The scenes from the rooms ????
A raw insight into our skipper’s post-game speech. pic.twitter.com/KxoGUwY6SY
— Essendon FC (@essendonfc) April 9, 2021
The Bombers have enjoyed a strong record against the Lions in the past decade, winning seven of their last 11 matches dating back to 2011, though it was Chris Fagan’s side that were victorious last time, winning by 63 points at Metricon Stadium.
It also stands to be a massive day for the Brisbane Lions, whose women’s team will be hoping to make it third time lucky when they contest the AFL Women’s grand final against the Adelaide Crows earlier in the day.
As for the men’s team, despite losing three of their first four games, it’s not yet panic stations at the Gabba, but you get the feeling that another loss on Saturday night could see them further fall behind the pack.
If they need any inspiration, they need not look beyond when the class of 2001 upset the Bombers at home on a Saturday night with that result sparking a winning run that ultimately took them to the first of a hat-trick of premierships.
The current crop of Lions are also on a similar trajectory than their counterparts of two decades ago, having claimed a wooden spoon in 2017 before rocketing up the ladder and producing an exciting brand of football under Fagan’s coaching.
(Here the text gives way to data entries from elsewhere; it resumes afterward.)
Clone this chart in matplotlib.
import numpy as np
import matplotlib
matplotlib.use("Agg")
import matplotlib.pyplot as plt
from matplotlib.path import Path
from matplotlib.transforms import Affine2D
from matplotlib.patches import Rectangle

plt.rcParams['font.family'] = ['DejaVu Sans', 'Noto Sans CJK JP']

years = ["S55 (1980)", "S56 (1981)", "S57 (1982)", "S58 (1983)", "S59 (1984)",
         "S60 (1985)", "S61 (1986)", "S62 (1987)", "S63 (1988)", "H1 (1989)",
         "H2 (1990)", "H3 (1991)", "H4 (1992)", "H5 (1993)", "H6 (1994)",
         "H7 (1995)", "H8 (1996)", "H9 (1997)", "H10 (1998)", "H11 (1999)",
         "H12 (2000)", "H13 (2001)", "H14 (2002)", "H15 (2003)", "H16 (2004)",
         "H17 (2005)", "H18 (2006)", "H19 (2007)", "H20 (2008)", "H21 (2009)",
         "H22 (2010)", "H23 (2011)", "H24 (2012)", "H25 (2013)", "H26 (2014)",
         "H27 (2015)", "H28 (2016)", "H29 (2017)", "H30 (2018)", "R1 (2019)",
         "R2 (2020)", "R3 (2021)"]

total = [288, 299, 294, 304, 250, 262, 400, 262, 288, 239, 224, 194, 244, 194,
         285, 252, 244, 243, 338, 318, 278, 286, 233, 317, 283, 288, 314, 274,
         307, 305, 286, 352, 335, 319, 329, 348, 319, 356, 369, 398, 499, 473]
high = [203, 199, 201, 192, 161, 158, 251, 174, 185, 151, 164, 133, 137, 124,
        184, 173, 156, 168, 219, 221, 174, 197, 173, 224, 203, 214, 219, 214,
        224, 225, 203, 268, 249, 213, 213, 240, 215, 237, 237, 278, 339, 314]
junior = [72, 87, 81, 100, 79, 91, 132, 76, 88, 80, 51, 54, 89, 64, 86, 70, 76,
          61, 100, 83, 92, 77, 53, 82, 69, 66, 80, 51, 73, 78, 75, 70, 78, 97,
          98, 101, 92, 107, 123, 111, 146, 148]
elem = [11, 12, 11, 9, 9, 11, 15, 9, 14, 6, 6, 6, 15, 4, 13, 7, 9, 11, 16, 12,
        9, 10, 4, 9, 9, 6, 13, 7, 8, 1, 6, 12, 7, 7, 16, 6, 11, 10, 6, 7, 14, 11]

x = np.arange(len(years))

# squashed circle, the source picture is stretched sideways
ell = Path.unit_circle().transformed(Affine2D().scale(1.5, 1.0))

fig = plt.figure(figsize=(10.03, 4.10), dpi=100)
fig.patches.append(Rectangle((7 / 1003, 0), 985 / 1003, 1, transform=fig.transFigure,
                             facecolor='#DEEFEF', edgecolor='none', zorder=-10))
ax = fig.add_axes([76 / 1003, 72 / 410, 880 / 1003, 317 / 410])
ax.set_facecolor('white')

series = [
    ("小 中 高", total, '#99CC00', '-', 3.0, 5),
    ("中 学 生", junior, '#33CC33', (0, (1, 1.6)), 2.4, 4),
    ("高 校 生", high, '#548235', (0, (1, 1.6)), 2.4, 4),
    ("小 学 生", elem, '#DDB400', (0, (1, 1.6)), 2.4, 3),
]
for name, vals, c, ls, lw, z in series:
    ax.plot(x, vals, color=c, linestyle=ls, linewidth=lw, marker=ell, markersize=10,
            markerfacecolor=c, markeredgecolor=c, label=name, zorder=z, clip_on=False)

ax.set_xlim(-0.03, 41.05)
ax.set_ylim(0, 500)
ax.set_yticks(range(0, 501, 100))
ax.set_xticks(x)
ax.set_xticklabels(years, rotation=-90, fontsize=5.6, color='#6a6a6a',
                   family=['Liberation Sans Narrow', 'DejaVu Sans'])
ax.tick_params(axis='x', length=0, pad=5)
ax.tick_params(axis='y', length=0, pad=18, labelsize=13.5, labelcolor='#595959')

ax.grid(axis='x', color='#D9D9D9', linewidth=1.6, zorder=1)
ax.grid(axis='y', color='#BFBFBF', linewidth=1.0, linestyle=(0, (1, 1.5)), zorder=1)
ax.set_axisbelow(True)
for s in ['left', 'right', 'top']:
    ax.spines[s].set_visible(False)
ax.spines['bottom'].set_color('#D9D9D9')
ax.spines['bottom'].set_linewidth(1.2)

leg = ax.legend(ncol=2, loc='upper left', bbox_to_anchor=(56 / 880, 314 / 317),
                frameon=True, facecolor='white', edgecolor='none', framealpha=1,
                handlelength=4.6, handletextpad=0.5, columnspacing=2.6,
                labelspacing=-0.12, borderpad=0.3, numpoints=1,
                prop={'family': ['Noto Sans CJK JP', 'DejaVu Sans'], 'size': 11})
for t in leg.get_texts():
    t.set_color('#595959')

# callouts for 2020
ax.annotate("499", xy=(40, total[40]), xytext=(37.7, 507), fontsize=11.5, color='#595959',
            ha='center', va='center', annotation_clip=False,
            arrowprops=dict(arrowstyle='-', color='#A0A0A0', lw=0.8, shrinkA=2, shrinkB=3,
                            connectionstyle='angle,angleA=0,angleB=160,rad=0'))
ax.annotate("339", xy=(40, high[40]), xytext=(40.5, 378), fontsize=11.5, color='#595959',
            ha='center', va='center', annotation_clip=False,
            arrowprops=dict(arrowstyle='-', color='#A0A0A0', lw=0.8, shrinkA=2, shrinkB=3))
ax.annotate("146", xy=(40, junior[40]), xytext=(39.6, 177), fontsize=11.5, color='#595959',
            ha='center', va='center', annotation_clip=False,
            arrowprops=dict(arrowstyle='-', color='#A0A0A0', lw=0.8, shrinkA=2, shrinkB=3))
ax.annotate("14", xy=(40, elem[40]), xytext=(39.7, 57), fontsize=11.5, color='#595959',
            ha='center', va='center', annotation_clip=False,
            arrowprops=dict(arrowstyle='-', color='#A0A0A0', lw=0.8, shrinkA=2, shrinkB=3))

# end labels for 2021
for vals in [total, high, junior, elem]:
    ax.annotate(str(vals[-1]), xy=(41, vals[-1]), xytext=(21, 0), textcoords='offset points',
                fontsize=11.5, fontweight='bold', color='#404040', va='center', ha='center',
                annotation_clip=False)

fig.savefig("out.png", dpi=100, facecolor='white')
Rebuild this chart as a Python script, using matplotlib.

Last year, they had the once-in-a-lifetime opportunity to qualify for a grand final at the Gabba, which could have meant winning a premiership on home soil, but were brought undone by the Cats in the preliminary final.
That disappointment has only fueled their desire to go all the way this year, which would be the perfect way to mark two decades since the start of the club’s golden era, which to the older generation of fans seems like a lifetime ago given the struggles the club endured in the following years.